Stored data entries
= = = = = = =

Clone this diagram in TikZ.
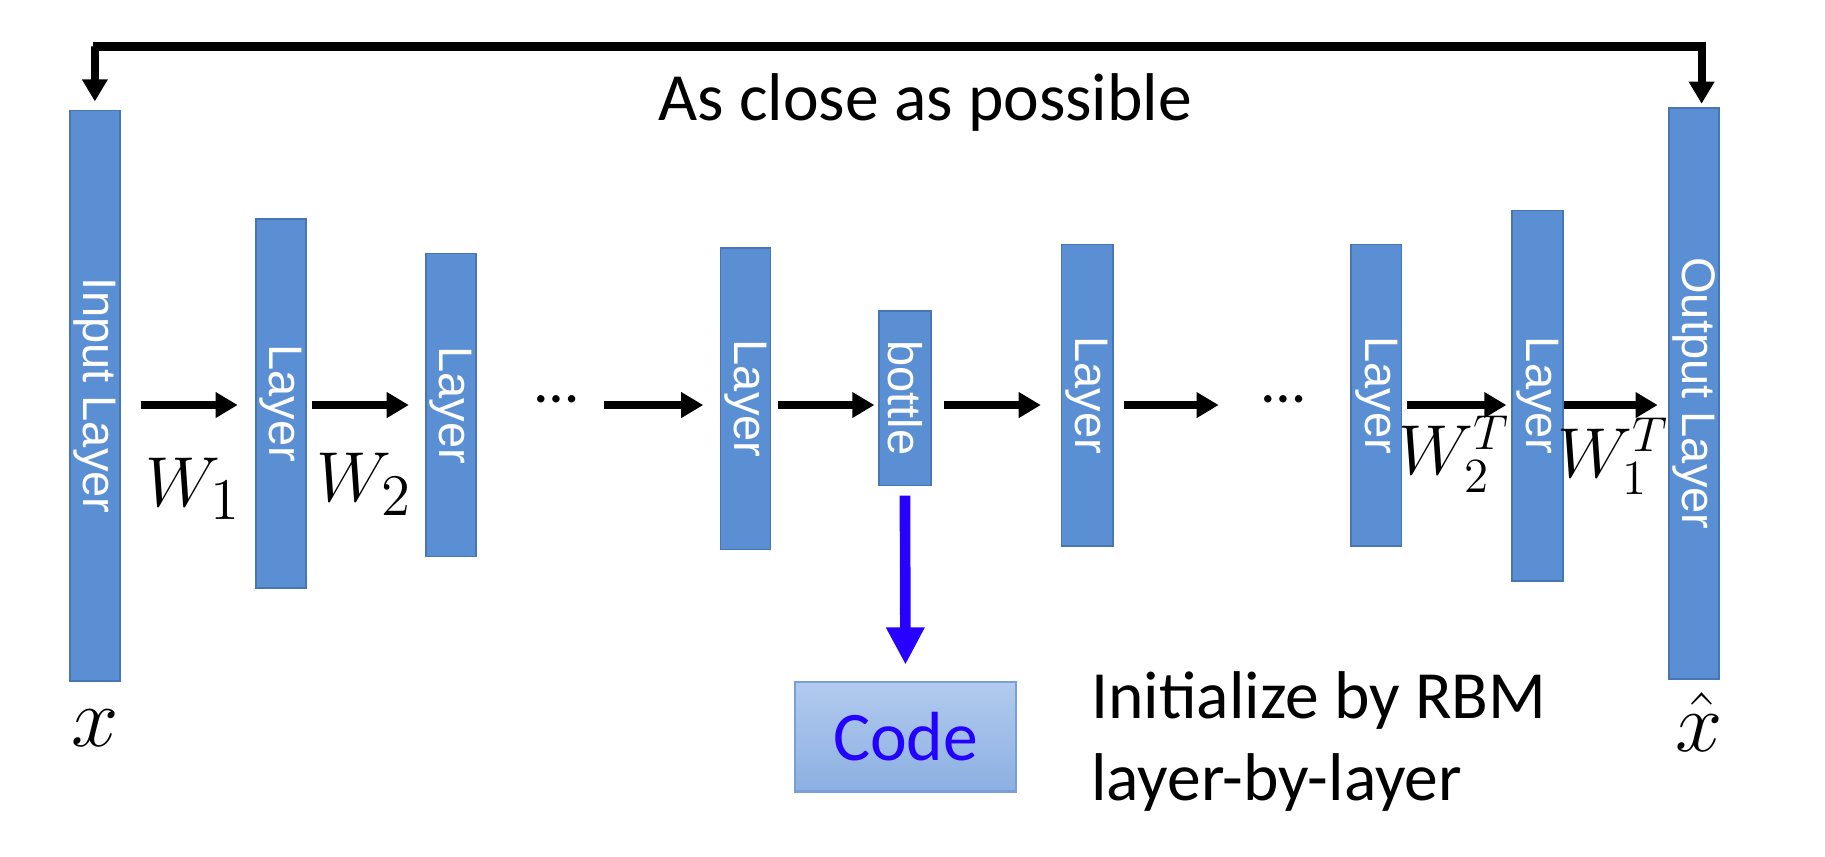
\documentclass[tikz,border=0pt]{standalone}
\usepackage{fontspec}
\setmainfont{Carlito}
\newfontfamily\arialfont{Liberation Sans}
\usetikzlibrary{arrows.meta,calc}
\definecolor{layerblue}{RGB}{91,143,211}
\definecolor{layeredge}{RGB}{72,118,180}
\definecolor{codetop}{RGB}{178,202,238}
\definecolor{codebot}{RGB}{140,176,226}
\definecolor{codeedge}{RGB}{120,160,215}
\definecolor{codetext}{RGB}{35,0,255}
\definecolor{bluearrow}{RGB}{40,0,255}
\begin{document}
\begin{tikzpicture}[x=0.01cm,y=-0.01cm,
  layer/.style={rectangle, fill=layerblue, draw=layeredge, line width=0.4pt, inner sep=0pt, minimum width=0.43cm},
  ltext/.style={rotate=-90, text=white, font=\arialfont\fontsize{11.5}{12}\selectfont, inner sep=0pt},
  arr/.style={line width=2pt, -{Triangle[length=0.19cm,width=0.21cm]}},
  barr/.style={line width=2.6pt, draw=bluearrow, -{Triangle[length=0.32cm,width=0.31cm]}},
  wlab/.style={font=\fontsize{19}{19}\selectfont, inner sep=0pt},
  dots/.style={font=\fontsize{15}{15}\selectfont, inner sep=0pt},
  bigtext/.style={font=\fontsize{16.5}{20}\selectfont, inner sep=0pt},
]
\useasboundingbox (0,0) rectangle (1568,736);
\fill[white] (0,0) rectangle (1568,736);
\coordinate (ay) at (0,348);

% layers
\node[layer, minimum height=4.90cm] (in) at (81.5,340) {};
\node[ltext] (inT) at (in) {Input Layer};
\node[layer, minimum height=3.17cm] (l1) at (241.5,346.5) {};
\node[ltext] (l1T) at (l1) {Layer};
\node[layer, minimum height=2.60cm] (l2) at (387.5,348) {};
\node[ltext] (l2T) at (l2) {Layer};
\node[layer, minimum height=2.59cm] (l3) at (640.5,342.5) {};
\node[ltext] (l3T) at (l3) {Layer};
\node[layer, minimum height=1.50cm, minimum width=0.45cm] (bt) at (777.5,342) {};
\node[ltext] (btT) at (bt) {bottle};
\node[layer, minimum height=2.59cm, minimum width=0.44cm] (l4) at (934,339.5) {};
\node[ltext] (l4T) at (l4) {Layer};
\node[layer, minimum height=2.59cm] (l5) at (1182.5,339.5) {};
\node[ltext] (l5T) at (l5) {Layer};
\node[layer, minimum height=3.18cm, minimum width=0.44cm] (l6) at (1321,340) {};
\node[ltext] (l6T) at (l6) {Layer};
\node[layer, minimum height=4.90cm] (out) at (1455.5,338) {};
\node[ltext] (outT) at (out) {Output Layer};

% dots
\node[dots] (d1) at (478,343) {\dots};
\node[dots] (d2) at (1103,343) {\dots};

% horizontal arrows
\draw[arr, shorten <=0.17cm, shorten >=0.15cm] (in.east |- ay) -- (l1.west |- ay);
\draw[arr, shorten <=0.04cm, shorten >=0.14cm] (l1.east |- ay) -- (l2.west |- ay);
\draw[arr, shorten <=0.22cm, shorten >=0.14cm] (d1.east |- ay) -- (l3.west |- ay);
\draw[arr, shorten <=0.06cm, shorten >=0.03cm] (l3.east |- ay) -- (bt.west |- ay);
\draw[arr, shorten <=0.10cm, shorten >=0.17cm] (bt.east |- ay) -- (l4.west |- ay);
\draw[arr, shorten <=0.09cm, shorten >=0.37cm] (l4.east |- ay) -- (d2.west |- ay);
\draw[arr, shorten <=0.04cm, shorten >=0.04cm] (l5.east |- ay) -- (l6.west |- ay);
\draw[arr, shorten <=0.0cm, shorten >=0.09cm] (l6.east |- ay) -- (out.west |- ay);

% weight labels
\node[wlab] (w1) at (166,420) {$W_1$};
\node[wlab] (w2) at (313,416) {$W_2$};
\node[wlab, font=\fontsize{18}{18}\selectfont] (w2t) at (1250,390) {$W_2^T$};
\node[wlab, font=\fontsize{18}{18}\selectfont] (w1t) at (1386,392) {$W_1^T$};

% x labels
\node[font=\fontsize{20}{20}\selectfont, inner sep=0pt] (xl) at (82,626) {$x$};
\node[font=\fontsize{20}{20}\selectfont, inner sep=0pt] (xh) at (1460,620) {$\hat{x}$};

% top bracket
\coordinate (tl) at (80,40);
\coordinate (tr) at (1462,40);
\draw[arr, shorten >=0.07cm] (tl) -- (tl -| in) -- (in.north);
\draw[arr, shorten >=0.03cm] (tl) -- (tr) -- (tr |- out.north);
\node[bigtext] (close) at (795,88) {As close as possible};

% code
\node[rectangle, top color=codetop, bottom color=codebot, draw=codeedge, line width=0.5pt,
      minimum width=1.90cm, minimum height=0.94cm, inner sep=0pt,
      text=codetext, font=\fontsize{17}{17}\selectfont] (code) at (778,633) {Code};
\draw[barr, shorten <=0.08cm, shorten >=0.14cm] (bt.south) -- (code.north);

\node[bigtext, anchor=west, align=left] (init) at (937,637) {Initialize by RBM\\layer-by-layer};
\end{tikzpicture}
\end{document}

= = = = = = =

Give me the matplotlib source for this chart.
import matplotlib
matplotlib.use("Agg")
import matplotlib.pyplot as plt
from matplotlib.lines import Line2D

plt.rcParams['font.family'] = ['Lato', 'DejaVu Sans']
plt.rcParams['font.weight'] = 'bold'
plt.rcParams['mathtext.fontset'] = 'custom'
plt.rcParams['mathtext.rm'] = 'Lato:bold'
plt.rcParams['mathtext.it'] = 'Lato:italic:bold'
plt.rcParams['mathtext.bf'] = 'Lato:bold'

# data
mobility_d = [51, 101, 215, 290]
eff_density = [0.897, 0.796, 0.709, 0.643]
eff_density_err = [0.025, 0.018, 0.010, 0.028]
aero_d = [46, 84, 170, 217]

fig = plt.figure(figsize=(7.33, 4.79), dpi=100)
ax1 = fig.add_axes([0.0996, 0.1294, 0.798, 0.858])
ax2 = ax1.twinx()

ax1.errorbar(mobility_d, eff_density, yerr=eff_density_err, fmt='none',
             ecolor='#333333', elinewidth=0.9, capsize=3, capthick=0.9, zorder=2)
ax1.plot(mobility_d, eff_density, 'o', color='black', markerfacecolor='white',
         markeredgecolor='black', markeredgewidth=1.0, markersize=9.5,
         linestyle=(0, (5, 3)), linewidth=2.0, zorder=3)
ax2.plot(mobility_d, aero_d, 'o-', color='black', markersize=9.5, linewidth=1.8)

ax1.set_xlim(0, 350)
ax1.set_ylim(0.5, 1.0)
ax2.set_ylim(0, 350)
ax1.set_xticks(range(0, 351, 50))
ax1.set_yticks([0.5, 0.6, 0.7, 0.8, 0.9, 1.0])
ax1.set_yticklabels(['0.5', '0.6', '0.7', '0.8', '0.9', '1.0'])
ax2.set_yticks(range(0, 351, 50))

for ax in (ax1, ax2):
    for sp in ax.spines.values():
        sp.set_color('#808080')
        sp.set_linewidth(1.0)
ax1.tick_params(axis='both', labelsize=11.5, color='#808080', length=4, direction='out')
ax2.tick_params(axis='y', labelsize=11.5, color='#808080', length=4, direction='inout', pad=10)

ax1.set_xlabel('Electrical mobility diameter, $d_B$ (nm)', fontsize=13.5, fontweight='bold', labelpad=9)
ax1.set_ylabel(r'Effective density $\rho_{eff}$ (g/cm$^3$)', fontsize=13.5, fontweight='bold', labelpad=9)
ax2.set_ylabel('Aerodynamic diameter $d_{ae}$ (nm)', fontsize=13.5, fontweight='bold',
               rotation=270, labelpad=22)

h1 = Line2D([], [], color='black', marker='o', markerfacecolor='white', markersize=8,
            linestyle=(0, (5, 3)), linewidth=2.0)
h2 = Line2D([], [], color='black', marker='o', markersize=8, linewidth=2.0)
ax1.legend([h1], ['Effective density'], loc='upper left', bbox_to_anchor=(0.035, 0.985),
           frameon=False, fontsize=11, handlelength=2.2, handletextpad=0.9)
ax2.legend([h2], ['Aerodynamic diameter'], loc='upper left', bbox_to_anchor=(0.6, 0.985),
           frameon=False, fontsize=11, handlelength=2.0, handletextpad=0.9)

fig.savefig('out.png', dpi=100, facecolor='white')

= = = = = = =

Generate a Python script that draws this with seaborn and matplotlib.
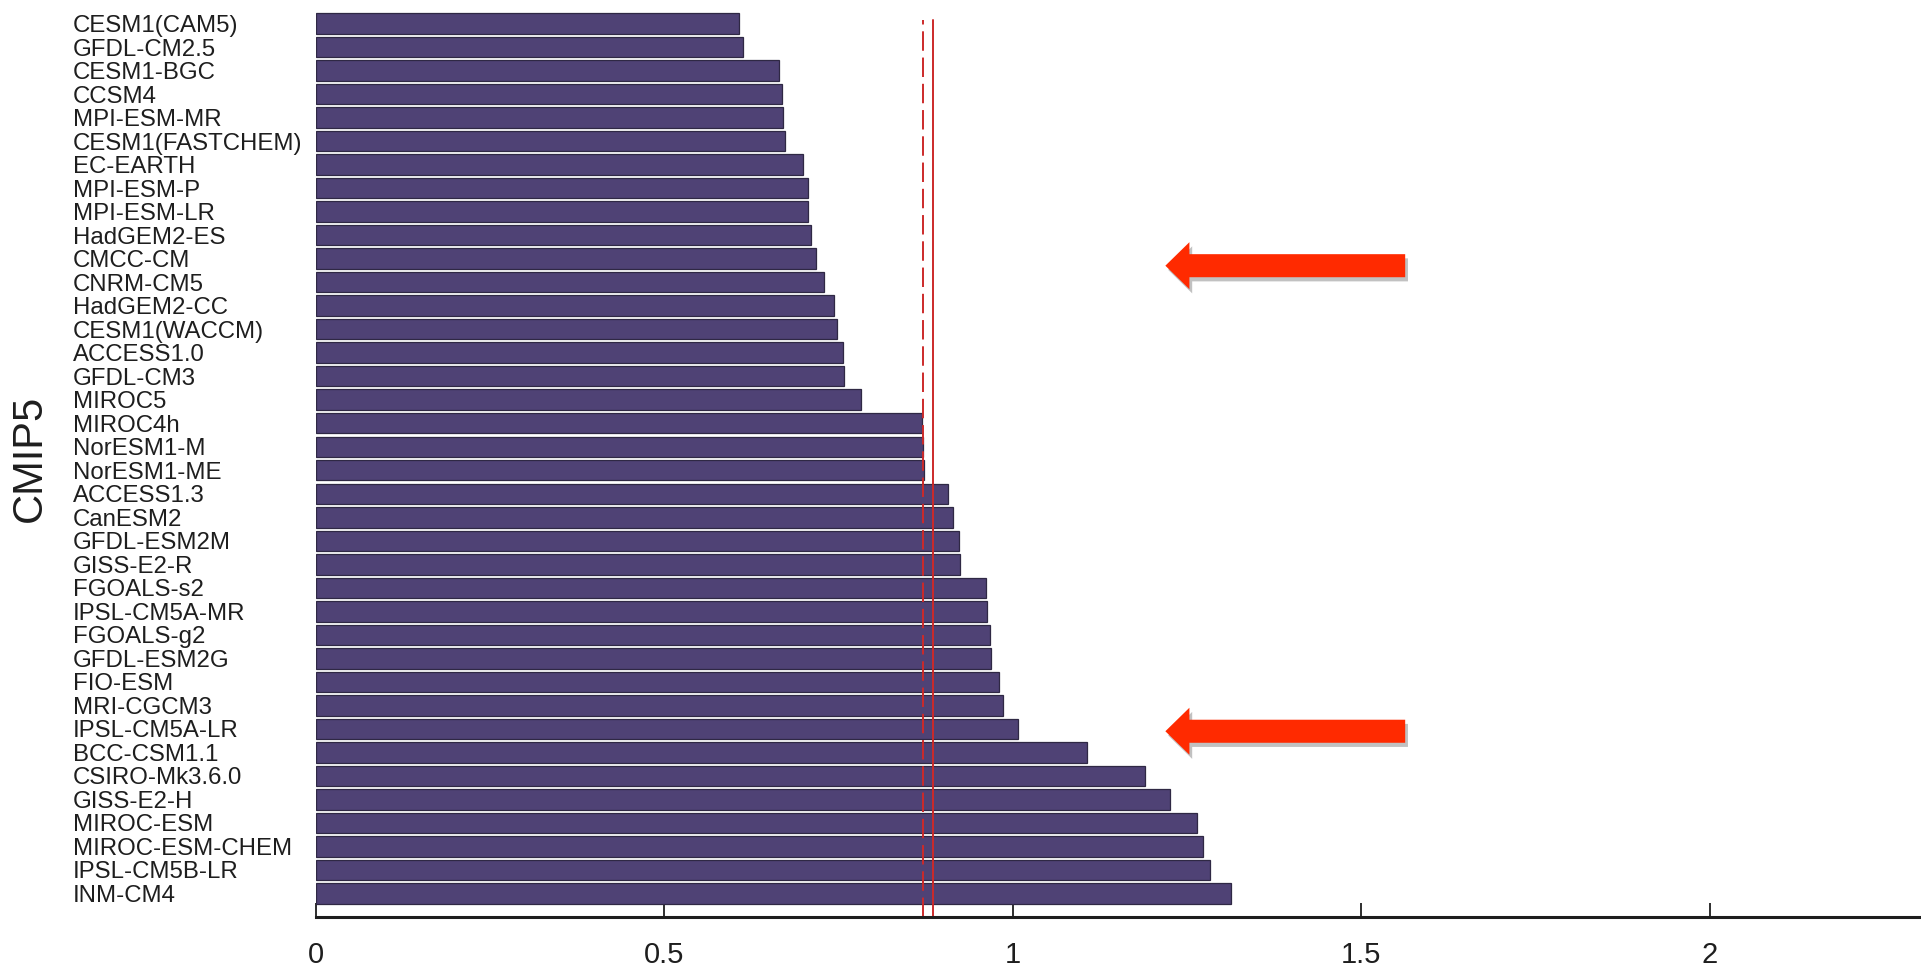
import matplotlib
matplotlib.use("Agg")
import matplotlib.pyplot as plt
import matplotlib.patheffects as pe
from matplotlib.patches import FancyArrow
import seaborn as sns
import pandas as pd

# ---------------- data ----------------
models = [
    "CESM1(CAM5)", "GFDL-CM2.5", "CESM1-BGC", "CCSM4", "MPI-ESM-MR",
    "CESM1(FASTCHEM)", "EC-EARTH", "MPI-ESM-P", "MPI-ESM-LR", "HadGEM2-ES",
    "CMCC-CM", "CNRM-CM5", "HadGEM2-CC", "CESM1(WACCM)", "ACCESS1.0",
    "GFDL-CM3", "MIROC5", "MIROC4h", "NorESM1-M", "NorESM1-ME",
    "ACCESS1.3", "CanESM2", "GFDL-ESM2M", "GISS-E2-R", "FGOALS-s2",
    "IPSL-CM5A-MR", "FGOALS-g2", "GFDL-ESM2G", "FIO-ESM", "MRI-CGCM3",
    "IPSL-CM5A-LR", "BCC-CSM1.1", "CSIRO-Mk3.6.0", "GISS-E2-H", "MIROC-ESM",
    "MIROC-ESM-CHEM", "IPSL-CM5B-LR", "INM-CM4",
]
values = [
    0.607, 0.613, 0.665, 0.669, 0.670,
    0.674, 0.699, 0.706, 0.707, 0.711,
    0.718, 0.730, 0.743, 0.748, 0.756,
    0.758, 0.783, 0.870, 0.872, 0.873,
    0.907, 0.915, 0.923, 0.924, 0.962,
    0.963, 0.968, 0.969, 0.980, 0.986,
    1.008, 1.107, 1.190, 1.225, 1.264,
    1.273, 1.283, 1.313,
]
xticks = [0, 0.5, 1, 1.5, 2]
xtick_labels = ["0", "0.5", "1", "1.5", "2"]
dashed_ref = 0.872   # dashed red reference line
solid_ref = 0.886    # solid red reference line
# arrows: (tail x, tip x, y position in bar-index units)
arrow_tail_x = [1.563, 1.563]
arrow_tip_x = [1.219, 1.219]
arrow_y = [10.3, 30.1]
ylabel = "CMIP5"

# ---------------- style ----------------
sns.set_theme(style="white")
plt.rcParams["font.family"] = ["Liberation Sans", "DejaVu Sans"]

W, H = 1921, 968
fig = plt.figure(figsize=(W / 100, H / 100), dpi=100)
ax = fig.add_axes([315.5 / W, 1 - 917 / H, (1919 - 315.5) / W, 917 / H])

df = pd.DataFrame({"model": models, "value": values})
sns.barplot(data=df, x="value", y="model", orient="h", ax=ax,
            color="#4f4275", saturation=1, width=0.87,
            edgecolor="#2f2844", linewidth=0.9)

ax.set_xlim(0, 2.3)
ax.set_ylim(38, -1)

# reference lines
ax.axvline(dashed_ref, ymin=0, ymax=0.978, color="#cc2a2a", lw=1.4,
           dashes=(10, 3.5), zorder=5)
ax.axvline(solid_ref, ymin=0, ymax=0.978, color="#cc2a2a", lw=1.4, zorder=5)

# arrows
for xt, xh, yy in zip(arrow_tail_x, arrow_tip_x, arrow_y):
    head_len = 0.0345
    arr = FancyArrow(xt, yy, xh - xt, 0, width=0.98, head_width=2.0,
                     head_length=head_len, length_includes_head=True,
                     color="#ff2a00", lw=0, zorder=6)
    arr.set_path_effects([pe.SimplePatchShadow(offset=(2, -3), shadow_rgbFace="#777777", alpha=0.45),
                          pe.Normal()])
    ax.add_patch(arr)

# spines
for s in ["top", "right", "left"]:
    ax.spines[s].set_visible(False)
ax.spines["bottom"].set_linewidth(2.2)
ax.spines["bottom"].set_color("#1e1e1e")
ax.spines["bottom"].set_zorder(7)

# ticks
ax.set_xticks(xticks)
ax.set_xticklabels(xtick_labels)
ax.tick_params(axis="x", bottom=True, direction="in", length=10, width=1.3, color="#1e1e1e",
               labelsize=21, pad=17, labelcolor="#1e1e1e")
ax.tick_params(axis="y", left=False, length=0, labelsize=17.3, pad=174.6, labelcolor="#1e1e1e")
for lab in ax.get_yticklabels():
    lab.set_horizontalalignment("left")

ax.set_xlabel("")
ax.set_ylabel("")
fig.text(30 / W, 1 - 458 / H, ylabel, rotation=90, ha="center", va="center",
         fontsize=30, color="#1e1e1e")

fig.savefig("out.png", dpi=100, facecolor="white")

= = = = = = =

Exactly the lines from the one with "Generate a Python" through the one with "import pandas as pd" are to be reproduced, and no pictures with them.

EXERCISE RESPONSE:
Generate a Python script that draws this with seaborn and matplotlib.
import matplotlib
matplotlib.use("Agg")
import matplotlib.pyplot as plt
import matplotlib.patheffects as pe
from matplotlib.patches import FancyArrow
import seaborn as sns
import pandas as pd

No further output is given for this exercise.